I got an extra day on my video project for history

I got a shoe rack for my disgusting amount of shoes

I saw ZOMBIELAND. YEAH BE JEALOUS.

I got some really good books.

I spent the weekend at Allison’s house and her silly cats

Cons

I had to redo the whole project

I missed the first twenty minutes of Zombieland because I was in the effing mountains lost

I finished all of the books already

I lost a really good friend for a stupid reason and honestly, I don’t think it’s my fault.  Nor do I care about anyones opinion on it.

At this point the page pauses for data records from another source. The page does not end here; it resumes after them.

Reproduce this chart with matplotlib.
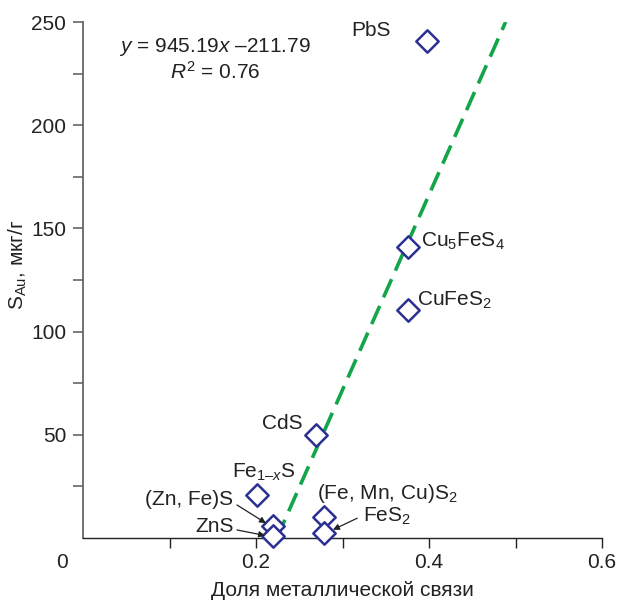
import numpy as np
import matplotlib
matplotlib.use('Agg')
import matplotlib.pyplot as plt

plt.rcParams['font.family'] = ['Liberation Sans', 'DejaVu Sans']
plt.rcParams['mathtext.fontset'] = 'custom'
plt.rcParams['mathtext.rm'] = 'Liberation Sans'
plt.rcParams['mathtext.it'] = 'Liberation Sans:italic'

# metallic bond fraction vs Au content
names = ['PbS', 'Cu5FeS4', 'CuFeS2', 'CdS', 'Fe1-xS', '(Zn,Fe)S', 'ZnS', '(Fe,Mn,Cu)S2', 'FeS2']
bond = [0.398, 0.376, 0.376, 0.269, 0.201, 0.2195, 0.2195, 0.279, 0.279]
s_au = [241, 141, 110.5, 50, 20.8, 5.8, 1.0, 10.0, 2.5]

slope, intercept = 945.19, -211.79
fit_x = [-intercept / slope, (250 - intercept) / slope]

navy = '#2b2f91'
green = '#12a54a'
tc = '#222222'
fs = 15

fig = plt.figure(figsize=(6.18, 6.02), dpi=100)
ax = fig.add_axes([83 / 618, 1 - 538 / 602, (602 - 83) / 618, (538 - 22) / 602])

fx = np.array(fit_x)
ax.plot(fx, slope * fx + intercept, color=green, lw=2.6, dashes=(5.5, 2.6), zorder=2)
ax.scatter(bond, s_au, marker='D', s=130, facecolors='white', edgecolors=navy,
           linewidths=1.8, zorder=3, clip_on=False)

ax.set_xlim(0, 0.6)
ax.set_ylim(0, 250)
for s in ['top', 'right']:
    ax.spines[s].set_visible(False)
ax.spines['left'].set_color('#666666')
ax.spines['left'].set_linewidth(1.3)
ax.spines['bottom'].set_color(tc)
ax.spines['bottom'].set_linewidth(1.0)

xt = [0.1, 0.2, 0.3, 0.4, 0.5, 0.6]
ax.set_xticks(xt)
ax.set_xticklabels(['', '0.2', '', '0.4', '', '0.6'])
yt = list(range(25, 251, 25))
ax.set_yticks(yt)
ax.set_yticklabels([str(v) if v % 50 == 0 else '' for v in yt])
ax.tick_params(axis='x', direction='out', length=7, width=1.0, color=tc,
               labelsize=fs, pad=4, labelcolor=tc)
ax.tick_params(axis='y', direction='out', length=7, width=1.2, color='#666666',
               labelsize=fs, pad=5, labelcolor=tc)
ax.text(-0.024, -12, '0', ha='center', va='center', fontsize=fs, color=tc,
        clip_on=False)

ax.set_xlabel('Доля металлической связи', fontsize=fs, color=tc, labelpad=6)
ax.set_ylabel('$\\mathregular{S_{Au}}$, мкг/г', fontsize=fs, color=tc)
ax.yaxis.set_label_coords(-0.105, 0.53)

ax.text(0.153, 238, '$y$ = 945.19$x$ \u2013211.79', ha='center',
        va='center', fontsize=fs, color=tc)
ax.text(0.153, 226, '$R^2$ = 0.76', ha='center', va='center', fontsize=fs, color=tc)

ax.text(0.333, 246, 'PbS', ha='center', va='center', fontsize=fs, color=tc)
ax.text(0.391, 143.5, 'Cu$_5$FeS$_4$', ha='left', va='center', fontsize=fs, color=tc)
ax.text(0.386, 115, 'CuFeS$_2$', ha='left', va='center', fontsize=fs, color=tc)
ax.text(0.230, 55.5, 'CdS', ha='center', va='center', fontsize=fs, color=tc)
ax.text(0.209, 32, 'Fe$_{1\u2013x}$S', ha='center', va='center', fontsize=fs, color=tc)
ax.text(0.174, 18.5, '(Zn, Fe)S', ha='right', va='center', fontsize=fs, color=tc)
ax.text(0.174, 5.5, 'ZnS', ha='right', va='center', fontsize=fs, color=tc)
ax.text(0.270, 21.5, '(Fe, Mn, Cu)S$_2$', ha='left', va='center', fontsize=fs, color=tc)
ax.text(0.324, 10.5, 'FeS$_2$', ha='left', va='center', fontsize=fs, color=tc)

arrow = dict(arrowstyle='-|>', lw=0.9, color=tc, mutation_scale=9,
             shrinkA=0, shrinkB=0)
ax.annotate('', xy=(0.2115, 7.2), xytext=(0.178, 16), arrowprops=arrow)
ax.annotate('', xy=(0.2105, 1.2), xytext=(0.178, 3.9), arrowprops=arrow)
ax.annotate('', xy=(0.289, 4.0), xytext=(0.317, 9.6), arrowprops=arrow)

fig.savefig('out.png', dpi=100)
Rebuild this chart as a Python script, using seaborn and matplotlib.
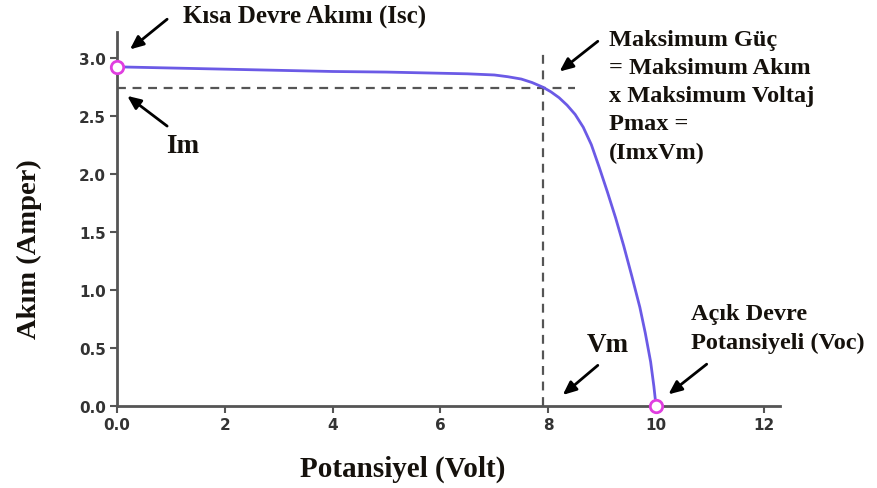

I have this feeling that this is going to be a rant….Yep…it is. I won’t be offended if you stop reading.  Honestly.  This is your last chance.  Okay so I had been fighting with one of my friends and we had started to patch it up barely and then she wanted to know what was wrong with me and started saying that I never tell her anything which is COMPLETE BULLSHIT and she knows it.  We bickered back and forth for maybe and hour and it really began to put a damper on my mood because I was at a friends house trying to watch a parody and it was a fun killer so I asked her to drop it.  A few days later I texted her trying to make up.  What did she do? She blew it back up into my face saying that she was done.  I was trying to apologize for not wanting everyone to know everything about me and she slammed it back at me.  So now I am royally pissed.  I have a lot of pride.  I’m often ashamed of it because it gets in the way of a lot.  I hold grudges and I get angry.  Then I get over it and move one. Here I thought I was trying to be the bigger person and taking a step to get over my ridiculous pride. I guess the joke is on me.  My wounds run deep and scar slowly.  I hope you’re happy with the choice you made.

It is safe to read now

Now that that’s out of the way, I sincerely hope this week will be better.  After a good therapy session of ice cream and video games, I am trying to be optomistic. Trying.  But the omnious tests looming over my head make me tired.  I need some room to breath.